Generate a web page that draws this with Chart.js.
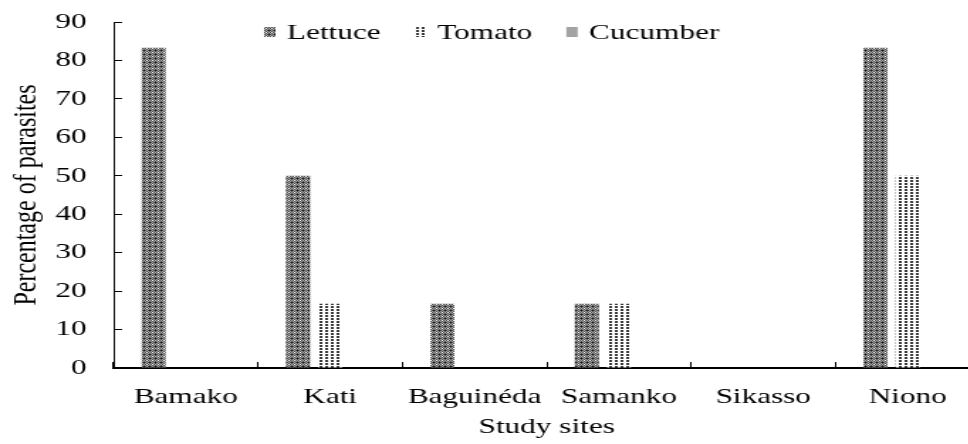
<!DOCTYPE html>
<html>
<head>
<meta charset="utf-8">
<script src="https://cdn.jsdelivr.net/npm/chart.js@4"></script>
<style>
  html, body { margin: 0; padding: 0; background: #fff; overflow: hidden; }
  #wrap { width: 690px; height: 444px; transform: scaleX(1.42); transform-origin: 0 0; }
</style>
</head>
<body>
<div id="wrap"><canvas id="siteChart" width="690" height="444"></canvas></div>
<script>
const sites = ["Bamako", "Kati", "Baguinéda", "Samanko", "Sikasso", "Niono"];
const lettuce = [83.3, 50, 16.7, 16.7, 0, 83.3];
const tomato = [0, 16.7, 0, 16.7, 0, 50];
const cucumber = [0, 0, 0, 0, 0, 0];
const yMin = 0, yMax = 90, yStep = 10;

const FONT = '"Liberation Serif", "Times New Roman", serif';

function el(id) {
  return document.getElementById(id);
}

// small tiled fills for the hatched bars
function makePattern(w, h, paint) {
  const c = document.createElement("canvas");
  c.width = w; c.height = h;
  const g = c.getContext("2d");
  paint(g);
  return g.createPattern(c, "repeat");
}

const lettuceFill = makePattern(4, 4, g => {
  g.fillStyle = "#a6a6a6";
  g.fillRect(0, 0, 4, 4);
  g.fillStyle = "#4d4d4d";
  g.fillRect(0, 0, 1, 1); g.fillRect(2, 0, 1, 1);
  g.fillRect(1, 1, 1, 1); g.fillRect(3, 1, 1, 1);
  g.fillRect(0, 2, 1, 1); g.fillRect(2, 2, 1, 1);
  g.fillRect(1, 3, 1, 1); g.fillRect(3, 3, 1, 1);
  g.fillStyle = "#111";
  g.fillRect(1, 2, 1, 1);
  g.fillStyle = "#fff";
  g.fillRect(3, 0, 1, 1);
});

const tomatoFill = makePattern(4, 3, g => {
  g.fillStyle = "#fff";
  g.fillRect(0, 0, 4, 3);
  g.fillStyle = "#3a3a3a";
  g.fillRect(1, 0, 2, 2);
});

const cucumberFill = "#a3a3a3";

// legend sits inside the plot, left of centre
const legendInside = {
  id: "legendInside",
  afterDraw(chart) {
    const ctx = chart.ctx;
    ctx.save();
    ctx.font = "22px " + FONT;
    ctx.textBaseline = "middle";
    let x = 186;
    const y = 32;
    chart.data.datasets.forEach(ds => {
      ctx.fillStyle = ds.backgroundColor;
      ctx.fillRect(x, y - 5, 8, 10);
      x += 8 + 8;
      ctx.fillStyle = "#000";
      ctx.fillText(ds.label, x, y + 1);
      x += ctx.measureText(ds.label).width + 24;
    });
    ctx.restore();
  }
};

window.addEventListener("load", () => {
  new Chart(el("siteChart"), {
    type: "bar",
    data: {
      labels: sites,
      datasets: [
        { label: "Lettuce", data: lettuce, backgroundColor: lettuceFill },
        { label: "Tomato", data: tomato, backgroundColor: tomatoFill },
        { label: "Cucumber", data: cucumber, backgroundColor: cucumberFill }
      ]
    },
    options: {
      responsive: false,
      maintainAspectRatio: false,
      animation: false,
      devicePixelRatio: 1,
      categoryPercentage: 0.667,
      barPercentage: 0.75,
      layout: { padding: 0 },
      plugins: { legend: { display: false }, tooltip: { enabled: false } },
      scales: {
        x: {
          grid: { display: true, drawOnChartArea: false, drawTicks: true, tickLength: -6, color: "#000", offset: true },
          border: { display: true, color: "#000", width: 2 },
          ticks: { color: "#000", font: { family: FONT, size: 22 }, padding: 22, maxRotation: 0, autoSkip: false },
          title: { display: true, text: "Study sites", color: "#000", font: { family: FONT, size: 22 }, padding: { top: 0, bottom: 4 } },
          afterFit(s) { s.height = 76; }
        },
        y: {
          min: yMin,
          max: yMax,
          grid: { display: true, drawOnChartArea: false, drawTicks: true, tickLength: -6, color: "#000" },
          border: { display: true, color: "#000", width: 1 },
          ticks: { stepSize: yStep, color: "#000", font: { family: FONT, size: 22 }, padding: 25 },
          title: { display: true, text: "Percentage of parasites", color: "#000", font: { family: FONT, size: 24 }, padding: { top: 4, bottom: 0 } },
          afterFit(s) {
            s.width = 80;
            s.paddingTop = 22;
            s.paddingBottom = 0;
          }
        }
      }
    },
    plugins: [legendInside]
  });
});
</script>
</body>
</html>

§ **TASK GOAL**:
Retype the listing exactly. Pictures do not belong in the copy.

§ **RESPONSE TO THE TASK**:
Generate a web page that draws this with Chart.js.
<!DOCTYPE html>
<html>
<head>
<meta charset="utf-8">
<script src="https://cdn.jsdelivr.net/npm/chart.js@4"></script>
<style>
  html, body { margin: 0; padding: 0; background: #fff; overflow: hidden; }
  #wrap { width: 690px; height: 444px; transform: scaleX(1.42); transform-origin: 0 0; }
</style>
</head>
<body>
<div id="wrap"><canvas id="siteChart" width="690" height="444"></canvas></div>
<script>
const sites = ["Bamako", "Kati", "Baguinéda", "Samanko", "Sikasso", "Niono"];
const lettuce = [83.3, 50, 16.7, 16.7, 0, 83.3];
const tomato = [0, 16.7, 0, 16.7, 0, 50];
const cucumber = [0, 0, 0, 0, 0, 0];
const yMin = 0, yMax = 90, yStep = 10;

const FONT = '"Liberation Serif", "Times New Roman", serif';

function el(id) {
  return document.getElementById(id);
}

// small tiled fills for the hatched bars
function makePattern(w, h, paint) {
  const c = document.createElement("canvas");
  c.width = w; c.height = h;
  const g = c.getContext("2d");
  paint(g);
  return g.createPattern(c, "repeat");
}

const lettuceFill = makePattern(4, 4, g => {
  g.fillStyle = "#a6a6a6";
  g.fillRect(0, 0, 4, 4);
  g.fillStyle = "#4d4d4d";
  g.fillRect(0, 0, 1, 1); g.fillRect(2, 0, 1, 1);
  g.fillRect(1, 1, 1, 1); g.fillRect(3, 1, 1, 1);
  g.fillRect(0, 2, 1, 1); g.fillRect(2, 2, 1, 1);
  g.fillRect(1, 3, 1, 1); g.fillRect(3, 3, 1, 1);
  g.fillStyle = "#111";
  g.fillRect(1, 2, 1, 1);
  g.fillStyle = "#fff";
  g.fillRect(3, 0, 1, 1);
});

const tomatoFill = makePattern(4, 3, g => {
  g.fillStyle = "#fff";
  g.fillRect(0, 0, 4, 3);
  g.fillStyle = "#3a3a3a";
  g.fillRect(1, 0, 2, 2);
});

const cucumberFill = "#a3a3a3";

// legend sits inside the plot, left of centre
const legendInside = {
  id: "legendInside",
  afterDraw(chart) {
    const ctx = chart.ctx;
    ctx.save();
    ctx.font = "22px " + FONT;
    ctx.textBaseline = "middle";
    let x = 186;
    const y = 32;
    chart.data.datasets.forEach(ds => {
      ctx.fillStyle = ds.backgroundColor;
      ctx.fillRect(x, y - 5, 8, 10);
      x += 8 + 8;
      ctx.fillStyle = "#000";
      ctx.fillText(ds.label, x, y + 1);
      x += ctx.measureText(ds.label).width + 24;
    });
    ctx.restore();
  }
};

window.addEventListener("load", () => {
  new Chart(el("siteChart"), {
    type: "bar",
    data: {
      labels: sites,
      datasets: [
        { label: "Lettuce", data: lettuce, backgroundColor: lettuceFill },
        { label: "Tomato", data: tomato, backgroundColor: tomatoFill },
        { label: "Cucumber", data: cucumber, backgroundColor: cucumberFill }
      ]
    },
    options: {
      responsive: false,
      maintainAspectRatio: false,
      animation: false,
      devicePixelRatio: 1,
      categoryPercentage: 0.667,
      barPercentage: 0.75,
      layout: { padding: 0 },
      plugins: { legend: { display: false }, tooltip: { enabled: false } },
      scales: {
        x: {
          grid: { display: true, drawOnChartArea: false, drawTicks: true, tickLength: -6, color: "#000", offset: true },
          border: { display: true, color: "#000", width: 2 },
          ticks: { color: "#000", font: { family: FONT, size: 22 }, padding: 22, maxRotation: 0, autoSkip: false },
          title: { display: true, text: "Study sites", color: "#000", font: { family: FONT, size: 22 }, padding: { top: 0, bottom: 4 } },
          afterFit(s) { s.height = 76; }
        },
        y: {
          min: yMin,
          max: yMax,
          grid: { display: true, drawOnChartArea: false, drawTicks: true, tickLength: -6, color: "#000" },
          border: { display: true, color: "#000", width: 1 },
          ticks: { stepSize: yStep, color: "#000", font: { family: FONT, size: 22 }, padding: 25 },
          title: { display: true, text: "Percentage of parasites", color: "#000", font: { family: FONT, size: 24 }, padding: { top: 4, bottom: 0 } },
          afterFit(s) {
            s.width = 80;
            s.paddingTop = 22;
            s.paddingBottom = 0;
          }
        }
      }
    },
    plugins: [legendInside]
  });
});
</script>
</body>
</html>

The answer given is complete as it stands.